Given that y1(t) = t^(-1) is a solution of 2t^2y'' + 3ty' - y = 0, t > 0, (31)
find a second linarly independent solution.

We set y = v(t)t^(-1); then

y' = v't^(-1) - vt^(-2), y'' = v''t^(-1) - 2v't^(-2) + 2vt^(-3)

Substituting for y, y', and y'' in Eq. (31) and collecting terms, we obtain

2t^2(v''t^(-1) - 2v't^(-2) + 2vt^(-3)) + 3t(v't^(-1) - vt^(-2)) - vt^(-1)
= 2tv'' + (-4+3)v' + (4t^(-1) - 3t^(-1) - t^(-1))v
= 2tv'' - v' = 0, (32)

Note that the coefficient of v is zero, as it should be, this provides a useful check on our algebra.
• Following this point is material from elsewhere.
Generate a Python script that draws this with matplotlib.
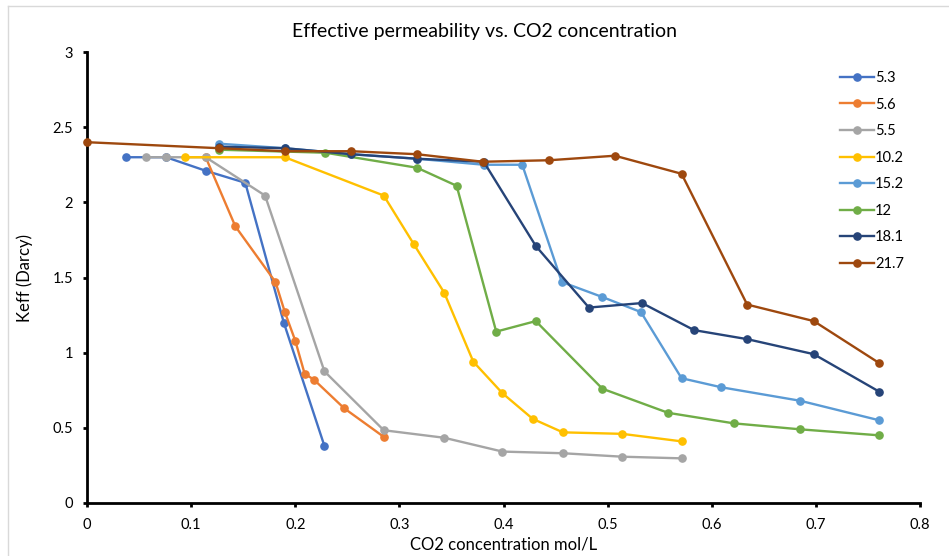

Separating the variables in Eq. (32) and solving for v'(t), we find that

v'(t) = ct^(1/2), (33)

...

I have difficulty following the step from 32 to 33.
Could someone perform the steps in between 32 and 33 in detail for me so I can see what is actually taking place there?
• August 12th 2008, 03:25 AM
flyingsquirrel
Hello,
Quote:

Originally Posted by posix_memalign
= 2tv'' - v' = 0, (32)

Note that the coefficient of v is zero, as it should be, this provides a useful check on our algebra.

Separating the variables in Eq. (32) and solving for v'(t), we find that

v'(t) = ct^(1/2), (33)

...

I have difficulty following the step from 32 to 33.
Could someone perform the steps in between 32 and 33 in detail for me so I can see what is actually taking place there?
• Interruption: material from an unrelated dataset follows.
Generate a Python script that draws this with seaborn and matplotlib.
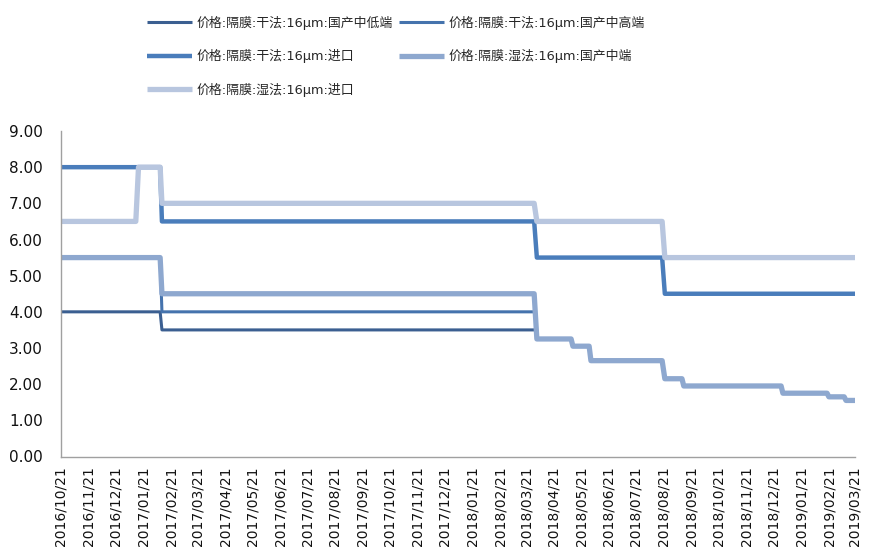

Let $u=v'$. (32) can be written $2t\cdot \frac{\mathrm{d}u}{\mathrm{d}t}=u(t)$.

Separating the variables : $\frac{\mathrm{d}u}{u}=\frac12\cdot \frac{\mathrm{d}t}{t}$

Integrating both sides :

$\ln |u(t)|=\frac{1}{2}\ln t + K=\ln \sqrt{t}+K \implies |u(t)|=\underbrace{\exp K}_{\text{constant}} \sqrt{t}\implies u(t)=v'(t)=C\sqrt{t}$

The last implication comes from that for $t>0$, $\sqrt{t}>0$ so $u(t)$ never equals 0 hence $u$ (which is continuous) does not change sign on $(0,\infty)$. Is it clearer ?
• August 12th 2008, 04:23 AM
posix_memalign
Quote:

Originally Posted by flyingsquirrel

$\ln |u(t)|=\frac{1}{2}\ln t + K=\ln \sqrt{t}+K \implies |u(t)|=\underbrace{\exp K}_{\text{constant}} \sqrt{t}\implies u(t)=v'(t)=C\sqrt{t}$

Is it clearer ?

Much clearer yes, thanks a lot!

However, in the following: $\ln |u(t)|=\frac{1}{2}\ln t + K=\ln \sqrt{t}+K \implies |u(t)|=\underbrace{\exp K}_{\text{constant}} \sqrt{t}$

There is at first a constant "K" which comes into play as an addition, but after the implication it is a multiplication, why is this?
• August 12th 2008, 04:43 AM
flyingsquirrel
Quote:

Originally Posted by posix_memalign
However, in the following: $\ln |u(t)|=\frac{1}{2}\ln t + K=\ln \sqrt{t}+K \implies |u(t)|=\underbrace{\exp K}_{\text{constant}} \sqrt{t}$

There is at first a constant "K" which comes into play as an addition, but after the implication it is a multiplication, why is this?

Because $\exp(a+b)=\exp a \times \exp b$ :D :

$\ln |u(t)|=\ln \sqrt{t}+K \implies \exp\left[\ln |u(t)|\right]=\exp\left[ \ln \sqrt{t}+K\right]$

but $\exp\left[ \ln \sqrt{t}+K\right]=\exp\left[\ln \sqrt{t}\right]\exp K =\sqrt{t}\exp K$ hence we get $|u(t)|=\sqrt{t}\exp K$.
• August 12th 2008, 04:46 AM
mr fantastic
Quote:

Originally Posted by posix_memalign
Much clearer yes, thanks a lot!

However, in the following: $\ln |u(t)|=\frac{1}{2}\ln t + K=\ln \sqrt{t}+K \implies |u(t)|=\underbrace{\exp K}_{\text{constant}} \sqrt{t}$

There is at first a constant "K" which comes into play as an addition, but after the implication it is a multiplication, why is this?

$e^{\ln \sqrt{t} + K} = e^{\ln \sqrt{t}} e^{K}$

using the usual index law

$= \sqrt{t} e^K$